7-й класс я закончила первой в классе, и в середине 8-го мне предложили перейти на класс выше. Я согласилась. Мне пришлось отказаться от латыни, но на зимних каникулах я нагнала сверстников в немецком. Можете считать меня тщеславной, но я с большим удовольствием отметила изумление на лице преподавателя немецкого, когда он отдавал мне работу с «шестеркой» (высшая оценка в швейцарской школе) на первой же неделе обучения в 9-м классе. В то время я также начала учить английский. И 9-й я закончила первой ученицей.
За два месяца до своей смерти отец рассказал мне о разговоре с младшим коллегой. Случился он во время его второй командировки в Женеву. С тех пор как я жила там с родителями и ходила в местную школу, прошло больше 10 лет. К тому времени я уже вышла замуж и жила в Нью-Йорке. Видимо, ребенок того коллеги ходил в ту же школу, где училась я. Вот он и спросил у отца, прожившего в Женеве не один год, слышал ли он о русской девочке, ходившей в коллеж Бюде много лет назад, о которой до сих пор вспоминают как об особенно одаренной ученице. И отец ответил: «Конечно. Это моя дочь».
Больше он ничего не сказал, да и я не задавала вопросов. Мы поняли друг друга без слов. Я счастлива, что подарила ему несколько мгновений отцовской гордости. И рада, что он мне об этом рассказал.
И в то же время как мне хотелось бы дать ему куда больше, чем обещания успеха. Только теперь, оглядываясь назад, понимаю глубину его отчаяния, когда я отказалась от возможности сделать карьеру. Человеком он был весьма жестким, но всегда позволял мне принимать самостоятельные решения и никогда не настаивал на своем. Он держал свое мнение при себе. Те, кто хотел узнать его, слушали. Мне тяжело думать о том, как жестоко я, должно быть, разочаровала его.

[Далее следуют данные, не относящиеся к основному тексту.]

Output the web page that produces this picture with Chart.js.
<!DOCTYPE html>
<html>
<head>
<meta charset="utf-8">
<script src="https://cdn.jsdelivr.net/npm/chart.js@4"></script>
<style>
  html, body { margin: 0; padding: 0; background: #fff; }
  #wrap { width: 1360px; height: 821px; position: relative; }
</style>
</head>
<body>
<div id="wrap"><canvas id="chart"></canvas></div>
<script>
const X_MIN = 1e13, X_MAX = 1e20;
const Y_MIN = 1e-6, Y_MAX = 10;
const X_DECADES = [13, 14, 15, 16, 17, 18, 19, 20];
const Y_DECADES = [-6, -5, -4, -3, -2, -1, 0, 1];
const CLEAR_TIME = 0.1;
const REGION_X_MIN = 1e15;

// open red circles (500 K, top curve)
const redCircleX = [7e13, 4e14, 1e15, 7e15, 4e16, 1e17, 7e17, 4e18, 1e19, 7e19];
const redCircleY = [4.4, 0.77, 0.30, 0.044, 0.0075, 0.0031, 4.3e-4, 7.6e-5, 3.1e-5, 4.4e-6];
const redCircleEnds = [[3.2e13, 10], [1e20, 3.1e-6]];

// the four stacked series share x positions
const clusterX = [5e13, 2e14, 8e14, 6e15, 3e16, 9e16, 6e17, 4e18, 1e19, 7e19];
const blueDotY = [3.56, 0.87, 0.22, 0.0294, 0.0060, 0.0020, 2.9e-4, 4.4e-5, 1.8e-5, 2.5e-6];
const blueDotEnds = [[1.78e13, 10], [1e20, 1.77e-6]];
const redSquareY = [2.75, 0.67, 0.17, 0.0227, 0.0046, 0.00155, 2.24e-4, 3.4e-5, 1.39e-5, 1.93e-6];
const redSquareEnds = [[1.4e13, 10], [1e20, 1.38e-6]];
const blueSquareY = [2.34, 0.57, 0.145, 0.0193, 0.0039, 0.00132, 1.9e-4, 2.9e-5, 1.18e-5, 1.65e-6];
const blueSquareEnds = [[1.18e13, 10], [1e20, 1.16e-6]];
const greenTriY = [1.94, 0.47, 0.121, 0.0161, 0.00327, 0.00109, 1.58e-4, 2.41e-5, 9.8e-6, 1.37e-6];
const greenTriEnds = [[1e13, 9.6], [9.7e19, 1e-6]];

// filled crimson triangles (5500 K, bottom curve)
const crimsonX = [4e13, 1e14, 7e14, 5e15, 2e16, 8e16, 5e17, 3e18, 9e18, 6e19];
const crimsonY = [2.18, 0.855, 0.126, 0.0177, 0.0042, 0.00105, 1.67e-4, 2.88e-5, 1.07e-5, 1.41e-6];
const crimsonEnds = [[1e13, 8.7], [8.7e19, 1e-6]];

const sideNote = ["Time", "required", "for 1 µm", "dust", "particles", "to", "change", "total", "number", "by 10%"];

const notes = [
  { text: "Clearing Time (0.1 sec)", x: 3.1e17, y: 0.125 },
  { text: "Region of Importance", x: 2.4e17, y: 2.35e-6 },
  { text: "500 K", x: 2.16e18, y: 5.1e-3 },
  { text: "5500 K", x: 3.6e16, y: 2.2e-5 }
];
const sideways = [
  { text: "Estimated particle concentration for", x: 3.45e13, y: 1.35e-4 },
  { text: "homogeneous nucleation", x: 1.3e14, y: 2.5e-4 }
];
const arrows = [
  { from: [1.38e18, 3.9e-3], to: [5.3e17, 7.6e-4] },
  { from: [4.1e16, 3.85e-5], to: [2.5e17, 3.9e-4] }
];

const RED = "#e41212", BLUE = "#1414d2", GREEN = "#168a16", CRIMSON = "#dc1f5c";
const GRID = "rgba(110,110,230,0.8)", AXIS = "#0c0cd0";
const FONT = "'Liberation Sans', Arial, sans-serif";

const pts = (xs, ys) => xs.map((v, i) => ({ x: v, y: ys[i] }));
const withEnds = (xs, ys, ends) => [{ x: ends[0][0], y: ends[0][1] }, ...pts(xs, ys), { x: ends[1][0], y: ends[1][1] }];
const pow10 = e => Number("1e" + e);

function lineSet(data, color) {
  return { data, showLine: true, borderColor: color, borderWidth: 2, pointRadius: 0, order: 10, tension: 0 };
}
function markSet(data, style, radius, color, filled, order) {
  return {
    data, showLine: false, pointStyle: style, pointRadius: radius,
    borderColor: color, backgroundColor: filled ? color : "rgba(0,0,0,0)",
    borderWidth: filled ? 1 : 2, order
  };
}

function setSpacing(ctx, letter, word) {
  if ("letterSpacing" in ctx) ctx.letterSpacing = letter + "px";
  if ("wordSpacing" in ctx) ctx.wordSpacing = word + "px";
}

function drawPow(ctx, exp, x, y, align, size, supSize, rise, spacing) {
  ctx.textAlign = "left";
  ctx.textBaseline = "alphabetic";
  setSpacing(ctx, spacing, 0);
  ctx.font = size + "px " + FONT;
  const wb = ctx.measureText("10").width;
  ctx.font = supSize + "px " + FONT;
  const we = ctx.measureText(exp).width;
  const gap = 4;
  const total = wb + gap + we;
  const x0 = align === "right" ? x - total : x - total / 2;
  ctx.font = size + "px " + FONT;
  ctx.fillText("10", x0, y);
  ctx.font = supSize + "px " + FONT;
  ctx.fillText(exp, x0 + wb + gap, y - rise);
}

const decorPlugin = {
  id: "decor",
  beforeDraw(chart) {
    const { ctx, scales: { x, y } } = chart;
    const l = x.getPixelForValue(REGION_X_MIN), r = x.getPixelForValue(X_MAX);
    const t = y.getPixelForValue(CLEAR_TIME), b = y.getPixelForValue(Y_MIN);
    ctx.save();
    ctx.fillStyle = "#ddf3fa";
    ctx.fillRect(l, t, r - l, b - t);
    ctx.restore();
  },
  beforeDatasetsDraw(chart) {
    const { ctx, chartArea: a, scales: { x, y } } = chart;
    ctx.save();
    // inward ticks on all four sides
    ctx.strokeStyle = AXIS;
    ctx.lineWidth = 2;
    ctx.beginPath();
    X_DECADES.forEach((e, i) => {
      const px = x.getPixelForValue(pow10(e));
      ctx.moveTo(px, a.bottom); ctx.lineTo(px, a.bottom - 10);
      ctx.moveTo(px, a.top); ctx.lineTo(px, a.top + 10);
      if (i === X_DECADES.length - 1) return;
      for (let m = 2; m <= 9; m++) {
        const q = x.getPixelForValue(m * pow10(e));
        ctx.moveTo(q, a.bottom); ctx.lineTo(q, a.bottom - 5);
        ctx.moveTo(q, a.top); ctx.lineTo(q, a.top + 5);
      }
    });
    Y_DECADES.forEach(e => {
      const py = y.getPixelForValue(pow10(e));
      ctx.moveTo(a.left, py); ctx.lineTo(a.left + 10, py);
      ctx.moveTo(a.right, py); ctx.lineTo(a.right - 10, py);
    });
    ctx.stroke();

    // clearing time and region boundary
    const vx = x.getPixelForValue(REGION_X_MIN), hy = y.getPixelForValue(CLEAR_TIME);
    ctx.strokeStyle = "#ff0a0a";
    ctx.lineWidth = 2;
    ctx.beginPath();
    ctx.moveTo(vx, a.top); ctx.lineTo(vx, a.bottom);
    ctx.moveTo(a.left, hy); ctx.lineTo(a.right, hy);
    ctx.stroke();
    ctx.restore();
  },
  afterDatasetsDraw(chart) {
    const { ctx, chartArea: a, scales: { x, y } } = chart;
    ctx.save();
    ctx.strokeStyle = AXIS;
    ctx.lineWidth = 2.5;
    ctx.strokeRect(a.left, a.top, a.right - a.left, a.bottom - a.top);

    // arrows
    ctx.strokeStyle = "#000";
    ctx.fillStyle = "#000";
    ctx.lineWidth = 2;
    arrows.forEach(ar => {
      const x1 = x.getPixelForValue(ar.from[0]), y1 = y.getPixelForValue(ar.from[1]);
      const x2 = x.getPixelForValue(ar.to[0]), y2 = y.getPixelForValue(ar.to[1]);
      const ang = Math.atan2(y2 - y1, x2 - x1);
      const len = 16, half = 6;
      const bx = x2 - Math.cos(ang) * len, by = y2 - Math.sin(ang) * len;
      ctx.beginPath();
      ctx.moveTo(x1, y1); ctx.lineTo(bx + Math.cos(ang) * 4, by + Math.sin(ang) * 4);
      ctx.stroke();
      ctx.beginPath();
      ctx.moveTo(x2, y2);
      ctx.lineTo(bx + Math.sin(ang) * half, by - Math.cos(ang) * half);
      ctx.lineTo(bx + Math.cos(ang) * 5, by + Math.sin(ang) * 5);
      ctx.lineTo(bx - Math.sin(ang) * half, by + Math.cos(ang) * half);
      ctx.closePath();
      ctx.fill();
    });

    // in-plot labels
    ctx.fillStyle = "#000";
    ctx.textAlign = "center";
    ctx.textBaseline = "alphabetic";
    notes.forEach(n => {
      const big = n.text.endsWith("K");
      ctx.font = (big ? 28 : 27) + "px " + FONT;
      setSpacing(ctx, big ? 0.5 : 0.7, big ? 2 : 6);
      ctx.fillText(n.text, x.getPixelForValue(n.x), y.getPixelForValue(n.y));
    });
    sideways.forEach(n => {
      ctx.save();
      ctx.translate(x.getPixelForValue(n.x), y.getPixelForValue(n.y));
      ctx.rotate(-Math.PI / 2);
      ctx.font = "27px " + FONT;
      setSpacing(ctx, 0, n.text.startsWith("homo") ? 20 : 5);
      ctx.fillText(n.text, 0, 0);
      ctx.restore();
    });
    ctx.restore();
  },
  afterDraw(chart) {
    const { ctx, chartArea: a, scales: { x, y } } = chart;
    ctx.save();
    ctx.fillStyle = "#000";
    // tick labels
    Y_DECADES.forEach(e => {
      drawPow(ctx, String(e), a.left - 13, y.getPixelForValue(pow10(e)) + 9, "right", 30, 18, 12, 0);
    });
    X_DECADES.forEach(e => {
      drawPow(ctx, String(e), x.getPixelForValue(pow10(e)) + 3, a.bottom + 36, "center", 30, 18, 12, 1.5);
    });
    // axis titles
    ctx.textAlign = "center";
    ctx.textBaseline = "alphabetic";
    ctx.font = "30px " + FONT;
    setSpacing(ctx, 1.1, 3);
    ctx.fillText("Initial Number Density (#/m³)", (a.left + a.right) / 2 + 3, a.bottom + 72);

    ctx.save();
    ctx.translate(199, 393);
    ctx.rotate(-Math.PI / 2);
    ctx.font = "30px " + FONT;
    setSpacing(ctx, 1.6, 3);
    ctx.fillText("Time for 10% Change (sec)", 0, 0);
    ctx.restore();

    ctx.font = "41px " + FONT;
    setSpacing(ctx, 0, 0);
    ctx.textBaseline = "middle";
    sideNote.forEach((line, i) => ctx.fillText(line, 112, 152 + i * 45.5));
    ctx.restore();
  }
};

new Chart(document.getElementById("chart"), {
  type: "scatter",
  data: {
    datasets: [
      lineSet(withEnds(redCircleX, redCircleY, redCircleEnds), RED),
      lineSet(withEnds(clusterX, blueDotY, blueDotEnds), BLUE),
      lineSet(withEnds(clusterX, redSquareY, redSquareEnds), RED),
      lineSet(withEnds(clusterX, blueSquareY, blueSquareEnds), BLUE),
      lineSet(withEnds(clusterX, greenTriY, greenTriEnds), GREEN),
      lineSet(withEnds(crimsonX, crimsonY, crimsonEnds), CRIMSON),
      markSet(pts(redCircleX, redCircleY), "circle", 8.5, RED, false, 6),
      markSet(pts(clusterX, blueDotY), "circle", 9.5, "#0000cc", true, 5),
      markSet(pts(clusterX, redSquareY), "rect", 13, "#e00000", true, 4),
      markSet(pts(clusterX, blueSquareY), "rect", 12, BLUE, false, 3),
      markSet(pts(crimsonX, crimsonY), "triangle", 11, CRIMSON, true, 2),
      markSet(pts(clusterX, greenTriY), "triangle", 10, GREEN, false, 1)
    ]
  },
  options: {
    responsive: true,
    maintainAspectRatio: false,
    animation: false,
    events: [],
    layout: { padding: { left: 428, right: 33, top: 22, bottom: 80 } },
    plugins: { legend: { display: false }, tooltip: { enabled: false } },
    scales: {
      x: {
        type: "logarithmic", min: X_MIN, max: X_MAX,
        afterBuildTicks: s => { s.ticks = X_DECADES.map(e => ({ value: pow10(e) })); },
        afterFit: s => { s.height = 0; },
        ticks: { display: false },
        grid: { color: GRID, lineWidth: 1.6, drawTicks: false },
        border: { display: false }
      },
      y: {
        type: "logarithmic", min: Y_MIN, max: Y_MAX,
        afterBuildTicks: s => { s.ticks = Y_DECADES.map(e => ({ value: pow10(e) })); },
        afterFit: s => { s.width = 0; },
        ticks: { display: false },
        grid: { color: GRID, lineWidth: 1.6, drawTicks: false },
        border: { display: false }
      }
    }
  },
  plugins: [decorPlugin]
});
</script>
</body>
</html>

Довольно интересно, что в обеих моих школах произошли схожие случаи. Первый – после диктанта в 4-м классе русской школы. Четверть едва началась, как родителей вызвали в школу. Меня обвиняли в том, что я списала у соседки по парте, отличницы. Не знаю, что они сказали учителю, но мне они не сказали ни слова. Они всегда вели себя уверенно, но не высокомерно. И к этому инциденту они отнеслись как к недоразумению, чем это и было на самом деле. Я редко делала ошибки в словах, так что их реакция была вполне естественной. Тем не менее я благодарна и счастлива, что они встали на мою сторону. Я очень ценила доверие: это очень ценное чувство в принципе, а родительское – тем более. Мне не нужно было его завоевывать, оно было отправной точкой наших отношений. Считалось, что я его достойна, и я старалась это доверие оправдывать.

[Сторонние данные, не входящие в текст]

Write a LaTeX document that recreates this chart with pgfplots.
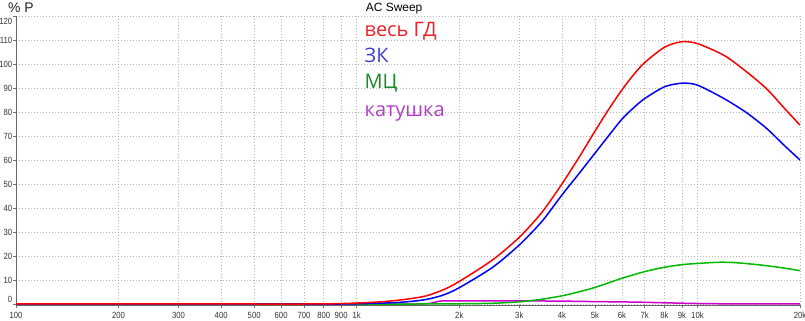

На следующий день мне велели пересесть за парту к менее блестящему ученику. Несмотря на всю эту шумиху, вопрос о наказании не поднимался. Очередной диктант я снова написала без ошибок. Инцидент был исчерпан.

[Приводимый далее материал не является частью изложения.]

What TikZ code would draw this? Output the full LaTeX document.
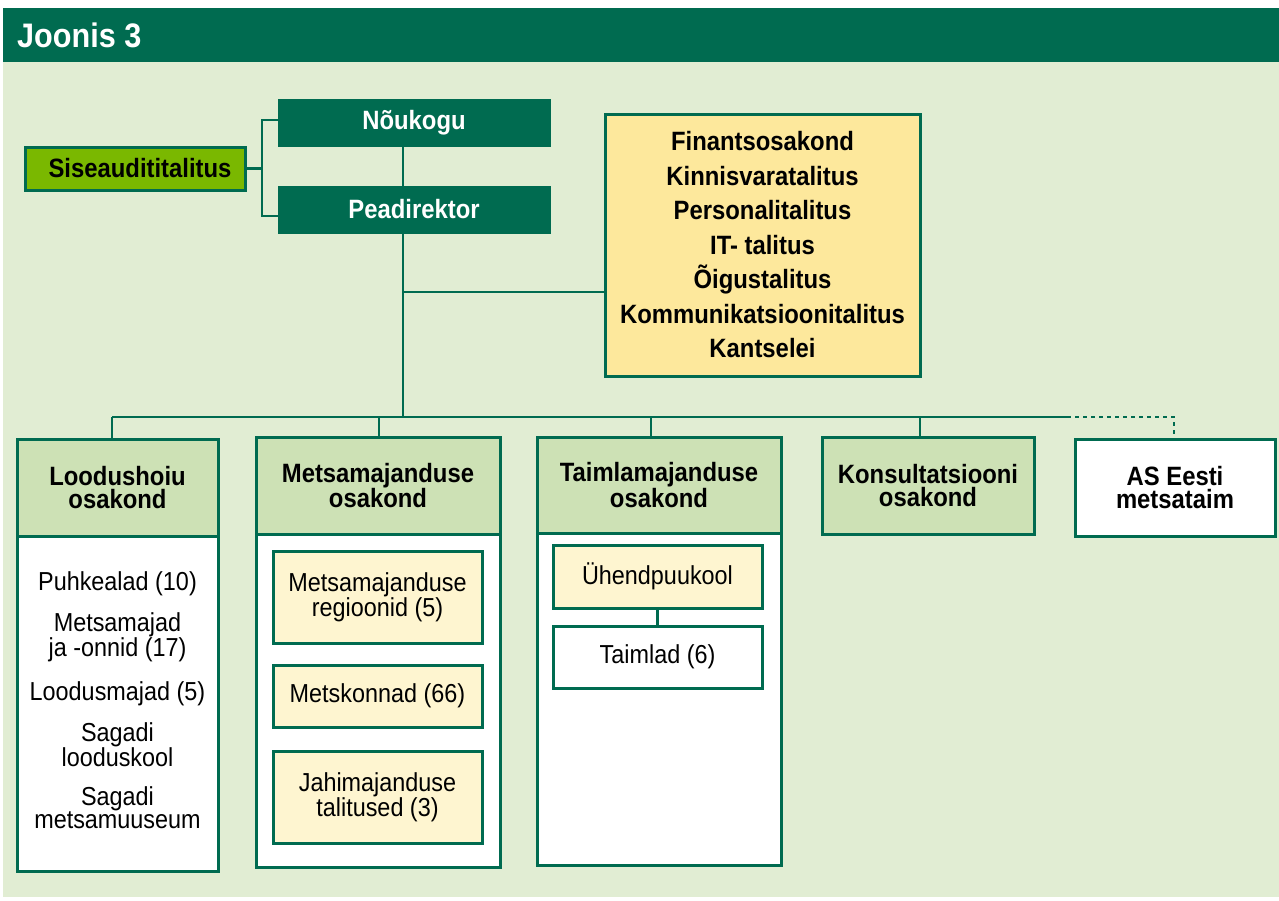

Первые несколько месяцев в швейцарской школе мне пришлось трудно – я плохо знала французский и не всегда понимала, что говорит учитель и что от нас требуется. На первой контрольной по математике преподаватель строго упрекнул меня, что я списываю у соседки. Как смогла, я постаралась объяснить ему, что подсматриваю только затем, чтобы понять, какое задание нам дали. По части списывания правила были весьма строгие. Уличенному тут же ставили «ноль». Ни жалобы, ни оправдания обычно не помогали. Преподаватель едва заметно помедлил и не стал забирать у меня листок, однако сомневаюсь, что он мне все же поверил, судя по тому, с каким выражением на следующем уроке он отдавал мне работу с оценкой. Не помню, какую оценку получила моя соседка и к тому времени новая подружка, но совершенно понятно было: я никак не могла у нее списать. Ошибок у меня не было.
В швейцарской школе наказывали и за то, что забыл учебник или специальную тетрадь для проверочных работ, а также любую необходимую для занятий мелочь. Каждые две недели мы получали оценки за «дисциплину», и за каждый подобный проступок снималось полбалла. Такие проступки назывались oubli [2] Здесь: забыто дома нечто необходимое для занятий.
.
Каждая оценка ставилась в строгом соответствии с количеством набранных очков по шестибалльной системе от нуля до шести баллов через каждые полбалла. Каждое задание, каждая проверочная работа приносили определенное количество очков. Выходило весьма объективно. Личность ученика и учителя практически не влияла на оценку. Кроме, разумеется, моего первого учителя математики. Пишу это – и из глубин памяти спустя сорок пять лет ко мне приходит его имя. Думаю, нет, я уверена, что помню его правильно. Спасибо, что поверили мне тогда, месье Шевалье!